Baca berita tanpa iklan. Gabung Kompas.com+

Dua Tahun SBY, Diperlukan Gagasan Besar

Kompas.com - 17/10/2011, 02:22 WIB

BAMBANG SETIAWAN

Diperlukan sebuah terobosan besar bagi Presiden Susilo Bambang Yudhoyono untuk menaikkan kembali citra pemerintahannya di mata masyarakat. Terobosan tersebut bukan hanya lewat perombakan kabinet (reshuffle), melainkan juga lewat perubahan pola kepemimpinan dan kejelasan arah pemerintahan. 

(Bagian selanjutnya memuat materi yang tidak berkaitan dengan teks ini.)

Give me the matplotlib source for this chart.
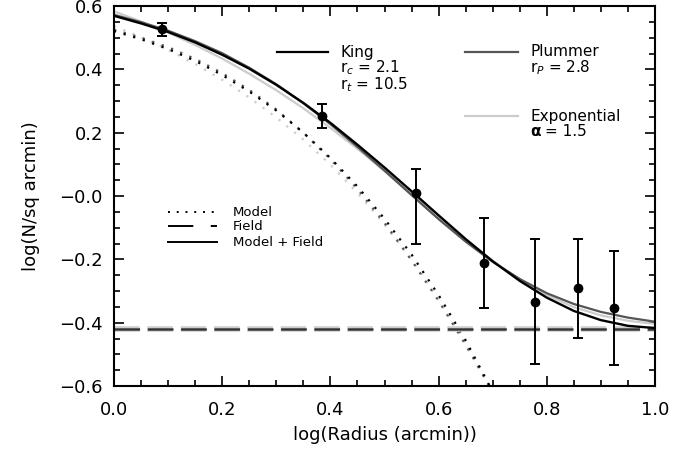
import matplotlib.pyplot as plt
from matplotlib.lines import Line2D
from matplotlib.ticker import MultipleLocator, FixedLocator, FixedFormatter

# Điểm quan sát (log bán kính, log mật độ, sai số dưới/trên)
r_obs = [0.088, 0.385, 0.558, 0.683, 0.779, 0.857, 0.924]
dens_obs = [0.526, 0.254, 0.009, -0.211, -0.335, -0.290, -0.354]
err_low = [0.021, 0.039, 0.160, 0.142, 0.196, 0.157, 0.180]
err_high = [0.020, 0.037, 0.075, 0.143, 0.198, 0.154, 0.181]

# Đường mô hình
x_model = [0.0, 0.05, 0.1, 0.15, 0.2, 0.25, 0.3, 0.35, 0.4, 0.45, 0.5,
           0.55, 0.6, 0.65, 0.7, 0.75, 0.8, 0.85, 0.9, 0.95, 1.0]
king_total = [0.569, 0.545, 0.518, 0.485, 0.446, 0.402, 0.351, 0.294, 0.231, 0.162, 0.090,
              0.015, -0.061, -0.136, -0.206, -0.268, -0.321, -0.363, -0.392, -0.410, -0.417]
plummer_total = [0.572, 0.549, 0.522, 0.489, 0.451, 0.405, 0.353, 0.293, 0.227, 0.155, 0.080,
                 0.003, -0.073, -0.144, -0.208, -0.262, -0.307, -0.341, -0.366, -0.384, -0.397]
exp_total = [0.583, 0.551, 0.516, 0.477, 0.434, 0.386, 0.334, 0.277, 0.215, 0.149, 0.079,
             0.007, -0.067, -0.138, -0.205, -0.264, -0.313, -0.351, -0.377, -0.394, -0.404]

x_core = x_model[:15]
king_model = [0.521, 0.495, 0.464, 0.427, 0.382, 0.330, 0.270, 0.200, 0.120, 0.030, -0.072,
              -0.185, -0.313, -0.456, -0.618]
plummer_model = [0.525, 0.500, 0.470, 0.433, 0.388, 0.335, 0.273, 0.200, 0.117, 0.022, -0.085,
                 -0.203, -0.331, -0.470, -0.618]
exp_model = [0.537, 0.501, 0.462, 0.417, 0.367, 0.311, 0.248, 0.178, 0.099, 0.010, -0.090,
             -0.201, -0.327, -0.467, -0.625]

# Nền (field)
field_exp = -0.419
field_plummer = -0.419
field_king = -0.419

yticks = [-0.6, -0.4, -0.2, 0.0, 0.2, 0.4, 0.6]
ytick_labels = ['\u22120.6', '\u22120.4', '\u22120.2', '\u22120.0', '0.2', '0.4', '0.6']

plt.rcParams['font.family'] = ['DejaVu Sans']

W, H = 696, 457
fig = plt.figure(figsize=(W / 100, H / 100), dpi=100)
ax = fig.add_axes([114 / W, (H - 386) / H, 541 / W, 380 / H])

c_king, c_plum, c_exp = 'black', '#555555', '#cccccc'
dot = (0, (1, 3.5))

# Mô hình
ax.plot(x_core, exp_model, color=c_exp, lw=1.6, ls=dot)
ax.plot(x_core, plummer_model, color=c_plum, lw=1.6, ls=dot)
ax.plot(x_core, king_model, color=c_king, lw=1.6, ls=dot)

# Nền
ax.axhline(field_exp, color=c_exp, lw=4, ls=(0, (4.6, 1.4)))
ax.axhline(field_plummer, color=c_plum, lw=2, ls=(0, (9.2, 2.8)))
ax.axhline(field_king, color='#333333', lw=0.8, ls=(0, (23, 7)))

# Mô hình + nền
ax.plot(x_model, exp_total, color=c_exp, lw=1.6)
ax.plot(x_model, plummer_total, color=c_plum, lw=1.6)
ax.plot(x_model, king_total, color=c_king, lw=1.7)

ax.errorbar(r_obs, dens_obs, yerr=[err_low, err_high], fmt='o', color='black', ms=6,
            elinewidth=1.4, capsize=3.5, capthick=1.4)

ax.set_xlim(0, 1)
ax.set_ylim(-0.6, 0.6)
ax.xaxis.set_major_locator(MultipleLocator(0.2))
ax.xaxis.set_minor_locator(MultipleLocator(0.05))
ax.yaxis.set_major_locator(FixedLocator(yticks))
ax.yaxis.set_major_formatter(FixedFormatter(ytick_labels))
ax.yaxis.set_minor_locator(MultipleLocator(0.05))
ax.tick_params(which='both', direction='in', top=True, right=True, width=1.2, labelsize=13)
ax.tick_params(which='major', length=7)
ax.tick_params(which='minor', length=4)
ax.tick_params(axis='x', which='major', pad=11)
ax.tick_params(axis='y', which='major', pad=8)
for s in ax.spines.values():
    s.set_linewidth(1.5)

ax.set_xlabel('log(Radius (arcmin))', fontsize=13, labelpad=5)
ax.set_ylabel('log(N/sq arcmin)', fontsize=13, labelpad=14)


def fx(px):
    return px / W


def fy(py):
    return 1 - py / H


# Chú thích phía trên
fig.add_artist(Line2D([fx(277), fx(328)], [fy(52), fy(52)], color=c_king, lw=1.6))
fig.text(fx(340), fy(52), 'King', fontsize=11, va='center')
fig.text(fx(340), fy(68), 'r$_c$ = 2.1', fontsize=11, va='center')
fig.text(fx(340), fy(85), 'r$_t$ = 10.5', fontsize=11, va='center')

fig.add_artist(Line2D([fx(465), fx(518)], [fy(52), fy(52)], color=c_plum, lw=1.6))
fig.text(fx(530), fy(52), 'Plummer', fontsize=11, va='center')
fig.text(fx(530), fy(68), 'r$_P$ = 2.8', fontsize=11, va='center')

fig.add_artist(Line2D([fx(465), fx(518)], [fy(116), fy(116)], color=c_exp, lw=1.6))
fig.text(fx(530), fy(116), 'Exponential', fontsize=11, va='center')
fig.text(fx(530), fy(131), '\u03b1', fontsize=11, va='center', fontweight='bold')
fig.text(fx(545), fy(131), '= 1.5', fontsize=11, va='center')

# Chú thích phía dưới
fig.add_artist(Line2D([fx(168), fx(217)], [fy(212), fy(212)], color='black', lw=1.4, ls=(0, (1, 3.5))))
fig.text(fx(233), fy(212), 'Model', fontsize=9.5, va='center')
fig.add_artist(Line2D([fx(168), fx(217)], [fy(226), fy(226)], color='black', lw=1.4, ls=(0, (13, 9))))
fig.text(fx(233), fy(226), 'Field', fontsize=9.5, va='center')
fig.add_artist(Line2D([fx(168), fx(217)], [fy(242), fy(242)], color='black', lw=1.4))
fig.text(fx(233), fy(242), 'Model + Field', fontsize=9.5, va='center')

fig.savefig('out.png', dpi=100)
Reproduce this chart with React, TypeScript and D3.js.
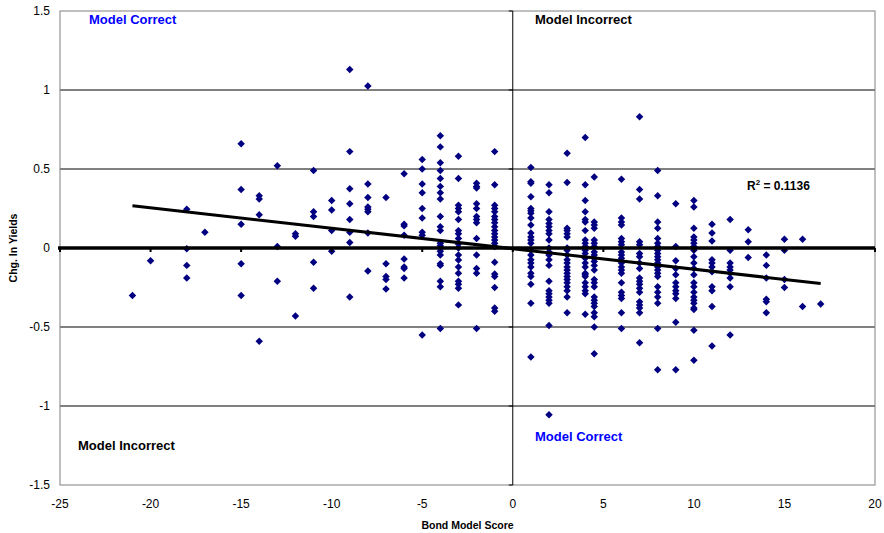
import React from 'react';
import * as d3 from 'd3';

// bond model score columns and the yield changes observed at each score
const scores = [-21, -20, -18, -17, -15, -14, -13, -12, -11, -10, -9, -8, -7, -6, -5, -4, -3, -2, -1,
  1, 2, 3, 4, 4.5, 6, 7, 8, 9, 10, 11, 12, 13, 14, 15, 16, 17];

const yieldChanges = [
  [-0.30],
  [-0.08],
  [0.245, -0.005, -0.11, -0.19],
  [0.10],
  [0.66, 0.37, 0.15, -0.10, -0.30],
  [0.33, 0.31, 0.21, -0.59],
  [0.52, 0.01, -0.21],
  [0.09, 0.075, -0.43],
  [0.49, 0.23, 0.20, -0.09, -0.255],
  [0.30, 0.24, 0.11, -0.02],
  [1.13, 0.61, 0.375, 0.28, 0.18, 0.10, 0.035, -0.31],
  [1.025, 0.405, 0.32, 0.26, 0.245, 0.23, 0.095, -0.145],
  [0.32, -0.10, -0.18, -0.20, -0.26],
  [0.47, 0.15, 0.14, 0.08, -0.07, -0.12, -0.13, -0.19],
  [0.56, 0.50, 0.405, 0.35, 0.25, 0.19, 0.10, 0.08, -0.55],
  [0.71, 0.64, 0.54, 0.49, 0.44, 0.39, 0.35, 0.31, 0.20, 0.135, 0.11, 0.03, 0.015, 0.0, -0.02, -0.044, -0.10, -0.11, -0.21, -0.245, -0.51],
  [0.58, 0.44, 0.27, 0.25, 0.23, 0.18, 0.11, 0.09, 0.06, 0.025, 0.0, -0.044, -0.076, -0.12, -0.16, -0.21, -0.23, -0.255, -0.36],
  [0.41, 0.39, 0.38, 0.28, 0.25, 0.20, 0.18, 0.16, 0.06, -0.044, -0.13, -0.16, -0.51],
  [0.61, 0.40, 0.27, 0.25, 0.23, 0.20, 0.18, 0.16, 0.135, 0.11, 0.09, 0.07, 0.05, 0.03, 0.01, -0.09, -0.165, -0.18, -0.25, -0.38, -0.40],
  [0.51, 0.42, 0.41, 0.325, 0.25, 0.235, 0.22, 0.19, 0.145, 0.095, 0.07, 0.05, 0.03, -0.015, -0.045, -0.075, -0.095, -0.12, -0.16, -0.18, -0.23, -0.35, -0.69],
  [0.40, 0.35, 0.23, 0.18, 0.155, 0.135, 0.11, 0.09, 0.05, 0.0, -0.025, -0.045, -0.075, -0.11, -0.21, -0.27, -0.29, -0.31, -0.33, -0.35, -0.49, -1.055],
  [0.60, 0.415, 0.125, 0.11, 0.09, 0.07, 0.0, -0.015, -0.045, -0.075, -0.095, -0.12, -0.14, -0.16, -0.18, -0.20, -0.22, -0.245, -0.27, -0.31, -0.41],
  [0.70, 0.40, 0.30, 0.23, 0.18, 0.165, 0.11, 0.05, 0.03, 0.01, -0.015, -0.035, -0.065, -0.095, -0.12, -0.16, -0.17, -0.18, -0.22, -0.245, -0.27, -0.29, -0.42],
  [0.45, 0.165, 0.145, 0.125, 0.05, 0.03, 0.01, -0.025, -0.045, -0.065, -0.085, -0.11, -0.14, -0.20, -0.22, -0.245, -0.31, -0.33, -0.35, -0.37, -0.41, -0.435, -0.50, -0.67],
  [0.435, 0.19, 0.165, 0.145, 0.06, 0.04, 0.02, -0.025, -0.045, -0.065, -0.095, -0.12, -0.14, -0.16, -0.22, -0.28, -0.30, -0.32, -0.41, -0.51],
  [0.83, 0.37, 0.31, 0.04, 0.02, -0.035, -0.055, -0.095, -0.13, -0.19, -0.21, -0.23, -0.255, -0.28, -0.34, -0.36, -0.38, -0.41, -0.60],
  [0.49, 0.33, 0.165, 0.125, 0.06, 0.03, 0.01, -0.015, -0.035, -0.055, -0.075, -0.095, -0.12, -0.14, -0.16, -0.18, -0.245, -0.28, -0.31, -0.35, -0.51, -0.77],
  [0.28, 0.01, -0.08, -0.13, -0.17, -0.22, -0.245, -0.27, -0.29, -0.32, -0.47, -0.77],
  [0.30, 0.26, 0.125, 0.07, 0.05, 0.03, 0.01, -0.015, -0.055, -0.095, -0.13, -0.17, -0.22, -0.245, -0.28, -0.31, -0.33, -0.35, -0.38, -0.39, -0.52, -0.71],
  [0.15, 0.095, 0.045, -0.075, -0.095, -0.12, -0.15, -0.245, -0.27, -0.37, -0.62],
  [0.18, -0.015, -0.095, -0.12, -0.14, -0.16, -0.19, -0.245, -0.55],
  [0.115, 0.04, -0.06],
  [-0.045, -0.11, -0.19, -0.325, -0.34, -0.41],
  [0.055, -0.015, -0.20, -0.25],
  [0.055, -0.37],
  [-0.355],
];

const xTicks = [-25, -20, -15, -10, -5, 0, 5, 10, 15, 20];
const yTicks = [-1.5, -1, -0.5, 0, 0.5, 1, 1.5];
const gridLines = [-1, -0.5, 0.5, 1];

// linear trend
const trendSlope = -0.01297;
const trendIntercept = -0.0044;
const trendSpan = [-21, 17];
const rSquared = '0.1136';

const W = 884;
const H = 533;
const left = 60, right = 875, top = 11, bottom = 485;
const font = '"Liberation Sans", Arial, sans-serif';

export default function App() {
  const x = d3.scaleLinear().domain([-25, 20]).range([left, right]);
  const y = d3.scaleLinear().domain([-1.5, 1.5]).range([bottom, top]);

  const points = scores.flatMap((s, i) => yieldChanges[i].map(v => [s, v]));
  const diamond = d3.symbol(d3.symbolSquare, 28)() as string;

  const trend = d3.line<number>()
    .x(d => x(d))
    .y(d => y(trendIntercept + trendSlope * d));

  return (
    <div style={{ position: 'absolute', left: 0, top: 0 }}>
      <svg width={W} height={H} style={{ display: 'block', fontFamily: font }}>
        <rect x={0} y={0} width={W} height={H} fill="#fff" />

        {gridLines.map(g => (
          <line key={g} x1={left} x2={right} y1={y(g)} y2={y(g)} stroke="#000" strokeWidth={1} />
        ))}
        <rect x={left} y={top} width={right - left} height={bottom - top} fill="none" stroke="#808080" strokeWidth={1} />

        {/* vertical axis through zero */}
        <line x1={x(0)} x2={x(0)} y1={top} y2={bottom} stroke="#000" strokeWidth={1} />
        {yTicks.map(t => (
          <line key={t} x1={x(0) - 4} x2={x(0)} y1={y(t)} y2={y(t)} stroke="#000" strokeWidth={1} />
        ))}

        {points.map(([s, v], i) => (
          <path key={i} d={diamond} transform={`translate(${x(s)},${y(v)}) rotate(45)`} fill="#000080" />
        ))}

        {/* horizontal axis through zero */}
        <line x1={left - 2} x2={right} y1={y(0)} y2={y(0)} stroke="#000" strokeWidth={3.5} />
        {xTicks.map(t => (
          <line key={t} x1={x(t)} x2={x(t)} y1={y(0)} y2={y(0) + 4} stroke="#000" strokeWidth={2} />
        ))}

        <path d={trend(trendSpan) as string} fill="none" stroke="#000" strokeWidth={3} />

        {yTicks.map(t => (
          <text key={t} x={left - 10} y={y(t)} dy="0.35em" textAnchor="end" fontSize={12} fill="#000">
            {t}
          </text>
        ))}
        {xTicks.map(t => (
          <text key={t} x={x(t)} y={508} textAnchor="middle" fontSize={12} fill="#000">
            {t}
          </text>
        ))}

        <text x={(left + right) / 2} y={529} textAnchor="middle" fontSize={10.5} fontWeight="bold">
          Bond Model Score
        </text>
        <text transform={`translate(17,${(top + bottom) / 2}) rotate(-90)`} textAnchor="middle" fontSize={10.5} fontWeight="bold">
          Chg. In Yields
        </text>

        <text x={89} y={24} fontSize={13} fontWeight="bold" fill="#0000ff">Model Correct</text>
        <text x={535} y={24} fontSize={13} fontWeight="bold" fill="#000">Model Incorrect</text>
        <text x={78} y={450} fontSize={13} fontWeight="bold" fill="#000">Model Incorrect</text>
        <text x={535} y={441} fontSize={13} fontWeight="bold" fill="#0000ff">Model Correct</text>

        <text x={747} y={190} fontSize={12} fontWeight="bold" fill="#000">
          R<tspan fontSize={8} dy={-5}>2</tspan><tspan dy={5}> = {rSquared}</tspan>
        </text>
      </svg>
    </div>
  );
}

Tanpa terobosan lewat gagasan besar, nyaris mustahil bagi Presiden Susilo Bambang Yudhoyono (SBY) menahan merosotnya citra kepemimpinan dan pemerintahannya di mata publik. Kian tajamnya penurunan citra kepemimpinan dan pemerintahan Yudhoyono terbaca dari hasil jajak pendapat triwulanan Litbang Kompas yang mengukur kinerja pemerintahan. Dua tahun pada periode kedua kepemimpinannya bahkan terjadi penurunan kepuasan yang kian drastis pada beberapa bidang penilaian.

Jika dibandingkan dengan kepuasan yang dirasakan masyarakat pada awal pemerintahannya, rata-rata tingkat kepuasan masyarakat hanya tinggal separuhnya. Pada tiga bulan pertama pemerintahan Yudhoyono, kepuasan terhadap kinerja di bidang ekonomi disuarakan 45 persen responden, tetapi kini tinggal 25,7 persen. Demikian juga dalam bidang politik, hukum, dan kesejahteraan sosial, penurunan kepuasan masyarakat juga curam.

Penanganan pemerintah terhadap beberapa persoalan yang tadinya disambut cukup positif sekarang berbalik menjadi negatif, terutama terhadap dua hal: pemberian rasa aman kepada masyarakat dan pada langkah diplomasi internasional yang dijalankan pemerintah.

Pada tiga bulan pertama pemerintahannya Yudhoyono mendapat apresiasi positif dalam menjamin rasa aman warga dengan mendulang 62,7 persen suara responden, tetapi sekarang turun menjadi 36,1 persen responden. Penurunan pada triwulan terakhir tercatat paling tajam dibandingkan dengan bulan-bulan sebelumnya. Aksi teror bom pada akhir September lalu di sebuah gereja di Solo, yang lagi-lagi mengguncang ketenteraman dan mengusik hubungan antarumat beragama, diduga turut memengaruhi respons publik atas rasa aman. Terlebih, akhir-akhir ini kian marak bentrokan antarkelompok masyarakat di sejumlah wilayah, baik kelompok pemuda maupun pelajar.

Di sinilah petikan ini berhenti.